Dow Limps Back to Record, This Time Without Goldman or JPMorgan

Levitt Sees Sustained U.S. Economic Improvement

Carried by industrial, consumer and tech companies, the Dow Jones Industrial Average circled back to record territory. It did it this time without the stocks that fueled the strongest stretches of the Trump trade.

The 120-year-old Dow became the last major U.S. equity gauge to snap out of a malaise that was underscored by a 373-point rout on May 17, when questions arose about the president’s dealings with his FBI director. Since then, companies such as Wal-Mart Stores and Caterpillar Inc. have surged, while megacap financial firms including Goldman Sachs Group Inc. and JPMorgan Chase sat still.

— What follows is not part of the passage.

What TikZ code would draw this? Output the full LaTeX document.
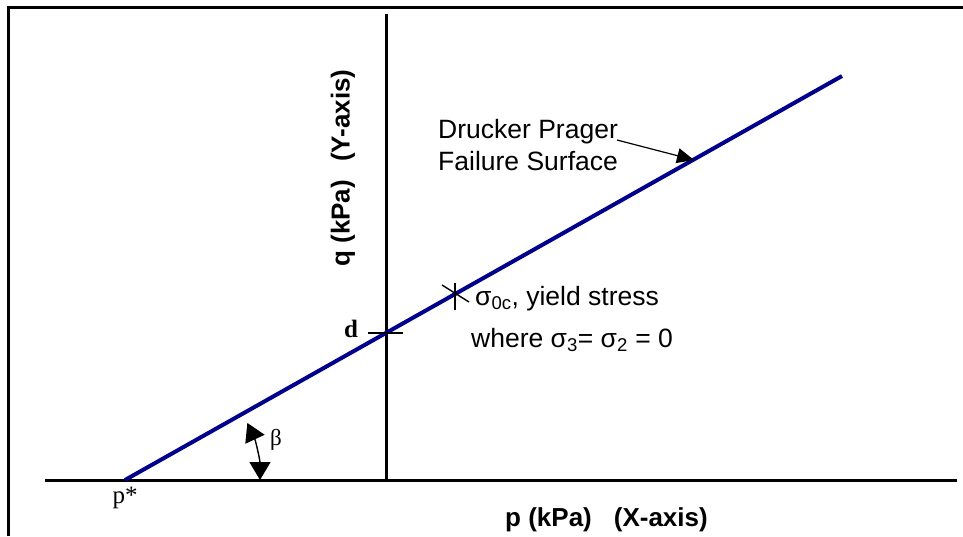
\documentclass[tikz,border=0pt]{standalone}
\usepackage{fontspec}
\setmainfont{Liberation Sans}
\newfontfamily\serifa{Liberation Serif}
\usetikzlibrary{arrows.meta}
\definecolor{navyline}{RGB}{0,0,140}
\begin{document}
\begin{tikzpicture}[x=1pt,y=-1pt,
  axis/.style={line width=3pt,black},
  failline/.style={line width=4pt,navyline},
  tick/.style={line width=1.4pt,black},
  lbl/.style={inner sep=0pt,font=\fontsize{26.5}{30}\selectfont},
  axlbl/.style={inner sep=0pt,font=\fontsize{26}{30}\selectfont\bfseries},
  serlbl/.style={inner sep=0pt,font=\serifa\fontsize{24}{28}\selectfont},
  bigtip/.style={-{Triangle[length=17pt,width=15pt]}},
  angtip/.style={{Triangle[length=18pt,width=21pt]}-{Triangle[length=18pt,width=21pt]}}]
\useasboundingbox (0,0) rectangle (963,536);
\fill[white] (0,0) rectangle (963,536);
% frame
\coordinate (fbl) at (8,536);
\coordinate (ftl) at (8,7);
\coordinate (ftr) at (963,7);
\draw[line width=3pt] (fbl) -- (ftl) -- (ftr);
% axes
\coordinate (xl) at (45,480);
\coordinate (xr) at (957,480);
\coordinate (yt) at (386,14);
\coordinate (yb) at (386,480);
\draw[axis] (xl) -- (xr);
\draw[axis] (yt) -- (yb);
% failure line
\coordinate (ps) at (125,480);
\coordinate (fe) at (842,76);
\draw[failline] (ps) -- (fe);
% d tick
\coordinate (dl) at (368,333);
\coordinate (dr) at (403,333);
\draw[tick] (dl) -- (dr);
\node[serlbl,font=\serifa\fontsize{25}{28}\selectfont\bfseries] (d) at (351,329) {d};
% sigma tick
\coordinate (sv1) at (455,283);
\coordinate (sv2) at (455,310);
\coordinate (sd1) at (442,285);
\coordinate (sd2) at (469,302);
\draw[tick] (sv1) -- (sv2);
\draw[tick] (sd1) -- (sd2);
\node[lbl,anchor=base west] (s1) at (475,305) {σ\textsubscript{0c}, yield stress};
\node[lbl,anchor=base west] (s2) at (471,347) {where σ\textsubscript{3}= σ\textsubscript{2} = 0};
% Drucker Prager label
\node[lbl,anchor=base west] (dp1) at (438,138) {Drucker Prager};
\node[lbl,anchor=base west] (dp2) at (438,170) {Failure Surface};
\coordinate (dpa) at (617,140);
\coordinate (dpb) at (694,160);
\draw[tick,line width=1.2pt,bigtip] (dpa) -- (dpb);
% angle
\draw[tick,angtip] ([shift={(0:135)}]ps) arc[start angle=0,end angle=-25,radius=135];
\node[serlbl,font=\serifa\fontsize{23}{26}\selectfont] (beta) at (276,440) {β};
\node[serlbl,font=\serifa\fontsize{25}{28}\selectfont] (pstar) at (125,498) {p*};
% axis labels
\node[axlbl,anchor=base west] (xlab) at (505,526) {p (kPa)\hspace{22pt}(X-axis)};
\node[axlbl,rotate=90] (ylab) at (343,168) {q (kPa)\hspace{18pt}(Y-axis)};
\end{tikzpicture}
\end{document}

It’s another indication of divisions within the bull market that may foretell its staying power. While it’s axiomatic on Wall Street that rallies never get anywhere without banks, some see reason for optimism when the advance is carried by companies that may not need President Donald Trump’s policy agenda to succeed.

“It’s a good sign,” Marshall Front, who manages $800 million at Front Barnett Associates LLC in Chicago, said by phone. “People got crazy and went overboard on the Trump agenda. This is a shift away from that reflation play.”

The Dow’s reliance on consumer shares this year epitomizes the dramatic shift in investor psychology over the last six months. 

Banks and oil companies took the spotlight in the wake of the November election as investors prepared for higher inflation and regulatory rollbacks from the Trump administration. Such hopes are on life support as gridlock and disarray grip Washington and rebounding earnings lift tech stocks.

Rising corporate profits are consistent across the biggest winners in the Dow. McDonald’s Corp. just posted its eighth straight quarter of better-than-expected earnings, and Apple Inc. beat forecasts for the fourth time on its last report. Caterpillar stock surged 7.9 percent when it reported earnings on April 25.

Due to its slower climb, the Dow has fewer stocks trading at elevated levels than its peers, data compiled by Bloomberg show. About 57 percent of its members are trading above their 50-day average, compared with 87 percent at the last record. In the S&P 500, about 65 percent are trading higher.